■ REQUEST ■
Transcribe the data that follows precisely, omitting nothing.

···

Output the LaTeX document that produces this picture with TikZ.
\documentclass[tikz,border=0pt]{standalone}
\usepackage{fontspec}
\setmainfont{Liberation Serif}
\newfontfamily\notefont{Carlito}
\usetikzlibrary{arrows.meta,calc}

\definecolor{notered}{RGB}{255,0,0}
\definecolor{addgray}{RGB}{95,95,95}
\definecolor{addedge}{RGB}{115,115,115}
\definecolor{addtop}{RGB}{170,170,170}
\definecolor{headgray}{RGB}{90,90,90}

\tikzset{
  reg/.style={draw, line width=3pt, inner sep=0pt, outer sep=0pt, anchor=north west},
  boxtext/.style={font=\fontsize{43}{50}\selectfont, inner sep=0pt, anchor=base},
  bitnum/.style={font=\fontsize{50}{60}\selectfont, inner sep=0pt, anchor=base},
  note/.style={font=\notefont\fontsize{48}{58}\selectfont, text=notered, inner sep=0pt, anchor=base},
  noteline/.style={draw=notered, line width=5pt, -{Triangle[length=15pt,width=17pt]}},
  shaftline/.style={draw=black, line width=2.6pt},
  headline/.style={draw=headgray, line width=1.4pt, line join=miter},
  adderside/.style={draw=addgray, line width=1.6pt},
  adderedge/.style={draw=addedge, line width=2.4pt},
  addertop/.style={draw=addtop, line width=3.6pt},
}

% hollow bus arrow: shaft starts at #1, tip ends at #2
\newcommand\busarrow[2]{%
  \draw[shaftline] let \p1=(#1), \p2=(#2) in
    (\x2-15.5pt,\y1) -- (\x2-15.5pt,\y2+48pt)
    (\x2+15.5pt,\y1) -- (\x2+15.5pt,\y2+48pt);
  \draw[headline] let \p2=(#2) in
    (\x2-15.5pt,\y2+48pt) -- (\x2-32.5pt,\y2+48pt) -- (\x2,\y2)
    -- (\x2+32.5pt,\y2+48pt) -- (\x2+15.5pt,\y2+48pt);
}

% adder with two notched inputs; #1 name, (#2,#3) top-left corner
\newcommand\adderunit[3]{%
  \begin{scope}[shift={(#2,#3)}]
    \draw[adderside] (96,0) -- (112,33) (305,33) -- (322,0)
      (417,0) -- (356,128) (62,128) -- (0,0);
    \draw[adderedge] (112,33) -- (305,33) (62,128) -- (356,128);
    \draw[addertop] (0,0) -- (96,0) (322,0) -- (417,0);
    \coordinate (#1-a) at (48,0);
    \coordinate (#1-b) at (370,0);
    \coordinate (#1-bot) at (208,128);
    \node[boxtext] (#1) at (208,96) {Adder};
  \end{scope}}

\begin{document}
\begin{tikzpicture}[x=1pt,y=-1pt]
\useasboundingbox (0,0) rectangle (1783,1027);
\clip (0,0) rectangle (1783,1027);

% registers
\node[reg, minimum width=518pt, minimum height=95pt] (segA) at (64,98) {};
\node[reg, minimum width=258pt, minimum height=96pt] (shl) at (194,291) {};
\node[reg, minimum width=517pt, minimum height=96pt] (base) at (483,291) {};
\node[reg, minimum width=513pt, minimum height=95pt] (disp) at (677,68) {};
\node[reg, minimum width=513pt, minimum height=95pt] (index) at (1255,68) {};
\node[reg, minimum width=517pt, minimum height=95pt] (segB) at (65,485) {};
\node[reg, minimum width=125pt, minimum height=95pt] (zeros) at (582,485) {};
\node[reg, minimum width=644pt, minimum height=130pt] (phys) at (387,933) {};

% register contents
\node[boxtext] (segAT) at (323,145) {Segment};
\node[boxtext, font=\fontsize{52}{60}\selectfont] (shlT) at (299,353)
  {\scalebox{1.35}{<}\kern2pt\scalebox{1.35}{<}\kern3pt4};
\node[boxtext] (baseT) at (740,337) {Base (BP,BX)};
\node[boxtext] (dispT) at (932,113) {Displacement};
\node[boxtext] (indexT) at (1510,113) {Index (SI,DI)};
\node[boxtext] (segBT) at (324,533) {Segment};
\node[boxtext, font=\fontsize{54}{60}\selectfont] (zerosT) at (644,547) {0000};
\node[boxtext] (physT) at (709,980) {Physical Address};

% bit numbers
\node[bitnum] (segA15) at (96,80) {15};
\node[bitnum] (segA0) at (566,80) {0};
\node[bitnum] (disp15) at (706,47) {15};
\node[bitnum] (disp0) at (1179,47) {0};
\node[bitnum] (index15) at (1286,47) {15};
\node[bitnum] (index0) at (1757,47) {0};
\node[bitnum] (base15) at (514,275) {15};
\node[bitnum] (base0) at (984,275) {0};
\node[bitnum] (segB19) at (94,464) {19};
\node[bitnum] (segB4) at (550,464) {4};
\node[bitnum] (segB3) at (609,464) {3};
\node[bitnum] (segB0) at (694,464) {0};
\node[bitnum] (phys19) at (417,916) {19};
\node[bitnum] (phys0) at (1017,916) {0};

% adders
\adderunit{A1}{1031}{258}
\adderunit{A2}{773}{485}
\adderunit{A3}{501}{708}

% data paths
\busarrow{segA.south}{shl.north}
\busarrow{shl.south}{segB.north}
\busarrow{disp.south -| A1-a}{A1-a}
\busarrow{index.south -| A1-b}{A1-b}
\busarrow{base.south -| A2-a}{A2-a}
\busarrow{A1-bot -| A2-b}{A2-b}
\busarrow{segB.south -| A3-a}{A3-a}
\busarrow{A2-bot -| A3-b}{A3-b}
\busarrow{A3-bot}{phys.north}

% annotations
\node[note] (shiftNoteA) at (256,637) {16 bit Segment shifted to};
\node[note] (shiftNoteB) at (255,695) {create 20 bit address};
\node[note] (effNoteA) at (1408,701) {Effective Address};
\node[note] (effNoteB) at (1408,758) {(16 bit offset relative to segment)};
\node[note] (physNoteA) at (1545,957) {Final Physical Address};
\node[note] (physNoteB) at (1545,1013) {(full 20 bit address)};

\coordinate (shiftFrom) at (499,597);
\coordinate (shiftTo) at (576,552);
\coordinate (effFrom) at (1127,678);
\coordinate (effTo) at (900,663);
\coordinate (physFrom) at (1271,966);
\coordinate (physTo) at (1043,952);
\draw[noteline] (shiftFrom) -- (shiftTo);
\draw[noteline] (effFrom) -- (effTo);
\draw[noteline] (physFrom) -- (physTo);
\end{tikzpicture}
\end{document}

···

■ RESPONSE FOR THIS EXERCISE ■
Output the LaTeX document that produces this picture with TikZ.
\documentclass[tikz,border=0pt]{standalone}
\usepackage{fontspec}
\setmainfont{Liberation Serif}
\newfontfamily\notefont{Carlito}
\usetikzlibrary{arrows.meta,calc}

\definecolor{notered}{RGB}{255,0,0}
\definecolor{addgray}{RGB}{95,95,95}
\definecolor{addedge}{RGB}{115,115,115}
\definecolor{addtop}{RGB}{170,170,170}
\definecolor{headgray}{RGB}{90,90,90}

\tikzset{
  reg/.style={draw, line width=3pt, inner sep=0pt, outer sep=0pt, anchor=north west},
  boxtext/.style={font=\fontsize{43}{50}\selectfont, inner sep=0pt, anchor=base},
  bitnum/.style={font=\fontsize{50}{60}\selectfont, inner sep=0pt, anchor=base},
  note/.style={font=\notefont\fontsize{48}{58}\selectfont, text=notered, inner sep=0pt, anchor=base},
  noteline/.style={draw=notered, line width=5pt, -{Triangle[length=15pt,width=17pt]}},
  shaftline/.style={draw=black, line width=2.6pt},
  headline/.style={draw=headgray, line width=1.4pt, line join=miter},
  adderside/.style={draw=addgray, line width=1.6pt},
  adderedge/.style={draw=addedge, line width=2.4pt},
  addertop/.style={draw=addtop, line width=3.6pt},
}

% hollow bus arrow: shaft starts at #1, tip ends at #2
\newcommand\busarrow[2]{%
  \draw[shaftline] let \p1=(#1), \p2=(#2) in
    (\x2-15.5pt,\y1) -- (\x2-15.5pt,\y2+48pt)
    (\x2+15.5pt,\y1) -- (\x2+15.5pt,\y2+48pt);
  \draw[headline] let \p2=(#2) in
    (\x2-15.5pt,\y2+48pt) -- (\x2-32.5pt,\y2+48pt) -- (\x2,\y2)
    -- (\x2+32.5pt,\y2+48pt) -- (\x2+15.5pt,\y2+48pt);
}

% adder with two notched inputs; #1 name, (#2,#3) top-left corner
\newcommand\adderunit[3]{%
  \begin{scope}[shift={(#2,#3)}]
    \draw[adderside] (96,0) -- (112,33) (305,33) -- (322,0)
      (417,0) -- (356,128) (62,128) -- (0,0);
    \draw[adderedge] (112,33) -- (305,33) (62,128) -- (356,128);
    \draw[addertop] (0,0) -- (96,0) (322,0) -- (417,0);
    \coordinate (#1-a) at (48,0);
    \coordinate (#1-b) at (370,0);
    \coordinate (#1-bot) at (208,128);
    \node[boxtext] (#1) at (208,96) {Adder};
  \end{scope}}

\begin{document}
\begin{tikzpicture}[x=1pt,y=-1pt]
\useasboundingbox (0,0) rectangle (1783,1027);
\clip (0,0) rectangle (1783,1027);

% registers
\node[reg, minimum width=518pt, minimum height=95pt] (segA) at (64,98) {};
\node[reg, minimum width=258pt, minimum height=96pt] (shl) at (194,291) {};
\node[reg, minimum width=517pt, minimum height=96pt] (base) at (483,291) {};
\node[reg, minimum width=513pt, minimum height=95pt] (disp) at (677,68) {};
\node[reg, minimum width=513pt, minimum height=95pt] (index) at (1255,68) {};
\node[reg, minimum width=517pt, minimum height=95pt] (segB) at (65,485) {};
\node[reg, minimum width=125pt, minimum height=95pt] (zeros) at (582,485) {};
\node[reg, minimum width=644pt, minimum height=130pt] (phys) at (387,933) {};

% register contents
\node[boxtext] (segAT) at (323,145) {Segment};
\node[boxtext, font=\fontsize{52}{60}\selectfont] (shlT) at (299,353)
  {\scalebox{1.35}{<}\kern2pt\scalebox{1.35}{<}\kern3pt4};
\node[boxtext] (baseT) at (740,337) {Base (BP,BX)};
\node[boxtext] (dispT) at (932,113) {Displacement};
\node[boxtext] (indexT) at (1510,113) {Index (SI,DI)};
\node[boxtext] (segBT) at (324,533) {Segment};
\node[boxtext, font=\fontsize{54}{60}\selectfont] (zerosT) at (644,547) {0000};
\node[boxtext] (physT) at (709,980) {Physical Address};

% bit numbers
\node[bitnum] (segA15) at (96,80) {15};
\node[bitnum] (segA0) at (566,80) {0};
\node[bitnum] (disp15) at (706,47) {15};
\node[bitnum] (disp0) at (1179,47) {0};
\node[bitnum] (index15) at (1286,47) {15};
\node[bitnum] (index0) at (1757,47) {0};
\node[bitnum] (base15) at (514,275) {15};
\node[bitnum] (base0) at (984,275) {0};
\node[bitnum] (segB19) at (94,464) {19};
\node[bitnum] (segB4) at (550,464) {4};
\node[bitnum] (segB3) at (609,464) {3};
\node[bitnum] (segB0) at (694,464) {0};
\node[bitnum] (phys19) at (417,916) {19};
\node[bitnum] (phys0) at (1017,916) {0};

% adders
\adderunit{A1}{1031}{258}
\adderunit{A2}{773}{485}
\adderunit{A3}{501}{708}

% data paths
\busarrow{segA.south}{shl.north}
\busarrow{shl.south}{segB.north}
\busarrow{disp.south -| A1-a}{A1-a}
\busarrow{index.south -| A1-b}{A1-b}
\busarrow{base.south -| A2-a}{A2-a}
\busarrow{A1-bot -| A2-b}{A2-b}
\busarrow{segB.south -| A3-a}{A3-a}
\busarrow{A2-bot -| A3-b}{A3-b}
\busarrow{A3-bot}{phys.north}

% annotations
\node[note] (shiftNoteA) at (256,637) {16 bit Segment shifted to};
\node[note] (shiftNoteB) at (255,695) {create 20 bit address};
\node[note] (effNoteA) at (1408,701) {Effective Address};
\node[note] (effNoteB) at (1408,758) {(16 bit offset relative to segment)};
\node[note] (physNoteA) at (1545,957) {Final Physical Address};
\node[note] (physNoteB) at (1545,1013) {(full 20 bit address)};

\coordinate (shiftFrom) at (499,597);
\coordinate (shiftTo) at (576,552);
\coordinate (effFrom) at (1127,678);
\coordinate (effTo) at (900,663);
\coordinate (physFrom) at (1271,966);
\coordinate (physTo) at (1043,952);
\draw[noteline] (shiftFrom) -- (shiftTo);
\draw[noteline] (effFrom) -- (effTo);
\draw[noteline] (physFrom) -- (physTo);
\end{tikzpicture}
\end{document}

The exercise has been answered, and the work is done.